Soon after the year 100, Ignatius of Antioch refers to the agape or love-feast. In Letter 97 to Trajan, Pliny the Younger perhaps indicates, in about 112, that the meal was normally taken separately from the Eucharistic celebration: he speaks of the Christians separating after having offered prayer, on the morning of a fixed day, to Christ as to a god, and reassembling later for a common meal. The rescheduling of the agape meal was triggered by Corinthian selfishness and gluttony. Tertullian too seems to write of these meals, though what he describes is not quite clear. Clement of Alexandria (c.150-211/216) distinguished so-called "Agape" meals of luxurious character from the agape (love) "which the food that comes from Christ shows that we ought to partake of". Accusations of gross indecency were sometimes made against the form that these meals sometimes took. Referring to Clement of Alexandria, Stromata III,2, Philip Schaff commented: "The early disappearance of the Christian agapæ may probably be attributed to the terrible abuse of the word here referred to, by the licentious Carpocratians. The genuine agapæ were of apostolic origin (2 Pet. ii. 13; Jude 12), but were often abused by hypocrites, even under the apostolic eye (1 Corinthians 11:21). In the Gallican Church, a survival or relic of these feasts of charity is seen in the pain béni; and, in the Eastern Orthodox Church in the ἀντίδωρον or eulogiæ, also known as prosphora distributed to non-communicants at the close of the Eucharist, from the loaf out of which the bread of oblation is supposed to have been cut.

Augustine of Hippo also objected to the continuance in his native North Africa of the custom of such meals, in which some indulged to the point of drunkenness, and he distinguished them from proper celebration of the Eucharist: "Let us take the body of Christ in communion with those with whom we are forbidden to eat even the bread which sustains our bodies.
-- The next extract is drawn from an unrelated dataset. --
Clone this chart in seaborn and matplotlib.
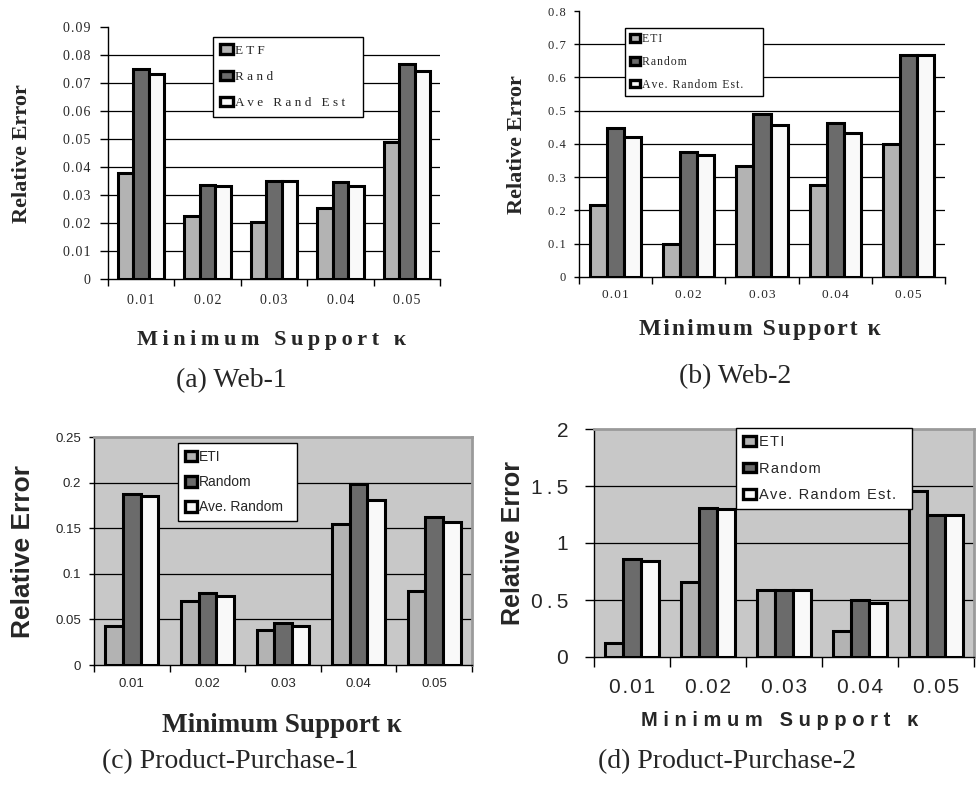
import numpy as np
import pandas as pd
import matplotlib
matplotlib.use("Agg")
import matplotlib.pyplot as plt
from matplotlib.patches import Patch
import seaborn as sns

# ---- data -------------------------------------------------------------
kappa = ["0.01", "0.02", "0.03", "0.04", "0.05"]

web1_labels = ["ETF", "Rand", "Ave Rand Est"]
web1_etf = [0.038, 0.0224, 0.0204, 0.0254, 0.0488]
web1_rand = [0.075, 0.0337, 0.0349, 0.0346, 0.0769]
web1_ave = [0.0732, 0.0331, 0.0349, 0.0331, 0.0742]
web1_yticks = [0, 0.01, 0.02, 0.03, 0.04, 0.05, 0.06, 0.07, 0.08, 0.09]

web2_labels = ["ETI", "Random", "Ave. Random Est."]
web2_eti = [0.216, 0.098, 0.334, 0.277, 0.399]
web2_random = [0.449, 0.375, 0.490, 0.462, 0.669]
web2_ave = [0.421, 0.366, 0.456, 0.432, 0.669]
web2_yticks = [0, 0.1, 0.2, 0.3, 0.4, 0.5, 0.6, 0.7, 0.8]

pp1_labels = ["ETI", "Random", "Ave. Random"]
pp1_eti = [0.043, 0.0705, 0.038, 0.155, 0.081]
pp1_random = [0.187, 0.079, 0.0456, 0.198, 0.162]
pp1_ave = [0.185, 0.0755, 0.043, 0.181, 0.157]
pp1_yticks = [0, 0.05, 0.1, 0.15, 0.2, 0.25]

pp2_labels = ["ETI", "Random", "Ave. Random Est."]
pp2_eti = [0.126, 0.654, 0.587, 0.227, 1.457]
pp2_random = [0.859, 1.305, 0.592, 0.504, 1.246]
pp2_ave = [0.842, 1.296, 0.584, 0.478, 1.246]
pp2_yticks = [0, 0.5, 1, 1.5, 2]

captions = ["(a) Web-1", "(b) Web-2", "(c) Product-Purchase-1", "(d) Product-Purchase-2"]
xlabel_text = "Minimum Support \u03ba"
ylabel_text = "Relative Error"

# ---- style ------------------------------------------------------------
sns.set_theme(style="white")
SERIF = ["Liberation Serif", "DejaVu Serif"]
SANS = ["Liberation Sans", "DejaVu Sans"]
plt.rcParams["font.family"] = SERIF

BAR_COLORS = ["#b3b3b3", "#6b6b6b", "#f9f9f9"]
W, H = 979, 795
THIN, HAIR = "\u2009", "\u200a"


def spread(text, gap):
    return gap.join(text) if gap else text


fig = plt.figure(figsize=(W / 100, H / 100), dpi=100)
fig.patch.set_facecolor("white")


def panel(box, series, labels, yticks, face, st):
    l, r, t, b = box
    ax = fig.add_axes([l / W, 1 - b / H, (r - l) / W, (b - t) / H])
    df = pd.DataFrame({
        "kappa": kappa * len(series),
        "series": [lab for lab in labels for _ in kappa],
        "value": [v for s in series for v in s],
    })
    sns.barplot(data=df, x="kappa", y="value", hue="series", order=kappa,
                hue_order=labels, palette=BAR_COLORS, saturation=1,
                width=0.7, edgecolor="black", linewidth=2.2, legend=False,
                ax=ax, zorder=3)
    ax.set_xlim(-0.5, len(kappa) - 0.5)
    ax.set_ylim(yticks[0], yticks[-1])
    ax.set_facecolor(face)
    ax.set_xlabel("")
    ax.set_ylabel("")

    # horizontal rules between the bottom axis and the top of the plot area
    ax.hlines(yticks[1:-1], -0.5, len(kappa) - 0.5, color="black",
              lw=0.9, zorder=1)

    ax.set_yticks(yticks)
    ax.set_yticklabels([spread(f"{v:g}", st["ygap"]) for v in yticks],
                       fontsize=st["yfs"], family=st["tfam"])
    ax.tick_params(axis="y", direction="out", length=st["ylen"],
                   width=1, color="black", pad=st["ypad"], left=True)

    ax.set_xticks(range(len(kappa)))
    ax.set_xticklabels([spread(k, st["xgap"]) for k in kappa],
                       fontsize=st["xfs"], family=st["tfam"])
    ax.set_xticks(np.arange(-0.5, len(kappa), 1), minor=True)
    ax.tick_params(axis="x", which="major", length=0, pad=st["xpad"])
    ax.tick_params(axis="x", which="minor", direction="out",
                   length=st["xlen"], width=1, color="black", bottom=True)

    for side in ("left", "bottom"):
        ax.spines[side].set_color("black")
        ax.spines[side].set_linewidth(1.0)
    if st["frame"]:
        for side in ("top", "right"):
            ax.spines[side].set_color("#9a9a9a")
            ax.spines[side].set_linewidth(2.0)
    else:
        ax.spines["top"].set_visible(False)
        ax.spines["right"].set_visible(False)

    handles = [Patch(facecolor=c, edgecolor="black", linewidth=2.4,
                     label=spread(lab, st["lgap"]))
               for c, lab in zip(BAR_COLORS, labels)]
    x0, x1, y0, y1 = st["lbox"]
    hl, hh = st["lhandle"]
    leg = ax.legend(handles=handles, loc="upper left",
                    bbox_to_anchor=(x0 / W, 1 - y1 / H, (x1 - x0) / W, (y1 - y0) / H),
                    bbox_transform=fig.transFigure, mode="expand",
                    borderaxespad=0, fancybox=False, framealpha=1,
                    edgecolor="black", facecolor="white",
                    prop={"family": st["lfam"], "size": st["lfs"]},
                    handlelength=hl, handleheight=hh, handletextpad=0.15,
                    labelspacing=st["lsp"], borderpad=st["lpad"])
    leg.get_frame().set_linewidth(1.0)
    leg.set_zorder(10)

    yl = st["ylab"]
    fig.text(yl[0] / W, 1 - yl[1] / H, ylabel_text, rotation=90,
             ha="center", va="center", fontsize=st["ylfs"],
             fontweight="bold", family=st["ylfam"])
    xl = st["xlab"]
    fig.text(xl[0] / W, 1 - xl[1] / H, spread(xlabel_text, st["xlgap"]),
             ha="center", va="center", fontsize=st["xlfs"],
             fontweight="bold", family=st["xlfam"])
    cp = st["cap"]
    fig.text(cp[0] / W, 1 - cp[1] / H, st["caption"], ha="center",
             va="center", fontsize=20, family=SERIF)
    return ax


panel((108, 440, 27, 279), [web1_etf, web1_rand, web1_ave], web1_labels,
      web1_yticks, "white",
      dict(tfam=SERIF, yfs=10, xfs=10, ygap=HAIR, xgap=HAIR, ylen=5.8,
           ypad=7, xpad=11, xlen=5, frame=False,
           lgap=" ", lfam=SERIF, lfs=9.5, lsp=1.05, lpad=0.55,
           lhandle=(1.0, 0.75), lbox=(213, 363, 37, 118),
           ylab=(22, 154), ylfs=16, ylfam=SERIF,
           xlab=(272, 340), xlgap=THIN, xlfs=16, xlfam=SERIF,
           cap=(231, 381), caption=captions[0]))

panel((579, 945, 11, 277), [web2_eti, web2_random, web2_ave], web2_labels,
      web2_yticks, "white",
      dict(tfam=SERIF, yfs=9, xfs=9.5, ygap=HAIR, xgap=HAIR, ylen=3.6,
           ypad=5.8, xpad=8.6, xlen=5, frame=False,
           lgap=HAIR, lfam=SERIF, lfs=8.5, lsp=0.9, lpad=0.45,
           lhandle=(0.85, 0.6), lbox=(625, 763, 28, 98),
           ylab=(517, 145), ylfs=16, ylfam=SERIF,
           xlab=(760, 330), xlgap=HAIR, xlfs=17, xlfam=SERIF,
           cap=(735, 377), caption=captions[1]))

panel((94, 472, 437, 665), [pp1_eti, pp1_random, pp1_ave], pp1_labels,
      pp1_yticks, "#c8c8c8",
      dict(tfam=SANS, yfs=9.5, xfs=9.5, ygap="", xgap="", ylen=3.6,
           ypad=5.8, xpad=9.4, xlen=5, frame=True,
           lgap="", lfam=SANS, lfs=10, lsp=0.8, lpad=0.5,
           lhandle=(0.85, 0.8), lbox=(178, 297, 443, 522),
           ylab=(23, 551), ylfs=19, ylfam=SANS,
           xlab=(282, 725), xlgap="", xlfs=19.5, xlfam=SERIF,
           cap=(230, 762), caption=captions[2]))

panel((594, 974, 429, 657), [pp2_eti, pp2_random, pp2_ave], pp2_labels,
      pp2_yticks, "#c8c8c8",
      dict(tfam=SANS, yfs=15, xfs=15, ygap=THIN, xgap=HAIR, ylen=6.5,
           ypad=12, xpad=15, xlen=7, frame=True,
           lgap=HAIR, lfam=SANS, lfs=10.5, lsp=0.85, lpad=0.5,
           lhandle=(0.9, 0.65), lbox=(736, 912, 428, 508),
           ylab=(513, 543), ylfs=18, ylfam=SANS,
           xlab=(780, 720), xlgap=" ", xlfs=14.5, xlfam=SANS,
           cap=(727, 762), caption=captions[3]))

fig.savefig("out.png", dpi=100, facecolor="white")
He reports that even before the time of his stay in Milan, the custom had already been forbidden there.

Canons 27 and 28 of the Council of Laodicea (364) restricted the abuses. The Third Council of Carthage (393) and the Second Council of Orleans (541) reiterated this legislation, which prohibited feasting in churches, and the Trullan Council of 692 decreed that honey and milk were not to be offered on the altar (Canon 57), and that those who held love feasts in churches should be excommunicated (Canon 74).

Protestant revivals of the practice

After the Protestant Reformation there was a move amongst some groups of Christians to try to return to the practices of the New Testament Church. One such group were the Moravians led by Count Zinzendorf and they reinstituted the Love Feast. This was a simple sharing of Love Feast Buns and tea or punch, and then testimonies were given.

John Wesley the founder of Methodism travelled to America in the company of the Moravians and greatly admired their faith and practice. After his conversion in 1738 he introduced the Love Feast to the Methodist Church. Due to the lack of ordained ministers within Methodism, the Love Feast took on a life of its own, as there were few opportunities to take Communion.

The Primitive Methodists also celebrated the Love Feast, before it gradually died out again in the Nineteenth Century as the revival cooled.

Contemporary

Some contemporary Christians participate in Agape meals on rare occasions, to experience this historical form of the Eucharist. Many Christians, however, after celebrating the Eucharist, now routinely participate in a sharing of light refreshments and conversation in an informal gathering that is functionally an Agape. This post-Eucharistic gathering is often called "fellowship hour" or "coffee hour" and is regarded by many clergy as a particularly opportune time for engaging adults in Christian education. The Church of the Brethren is one which regularly practices Agape feasts (called "Love Feast"), generally including anywhere from a light to full meal eaten together, foot washing, and a short message.

Agape in Freemasonry

Agape is also the name given by some masonic traditions to the formal meals held after meetings. The meal always includes a joint of meat (normally beef) to be cut ceremonially by the master of the lodge. The meal is often accompanied with wine, normally supplied by senior members of the lodge. It has been a tradition in freemasonry since the late eighteenth century, though may have taken place previous to the Grand Lodge being formed in London in 1717.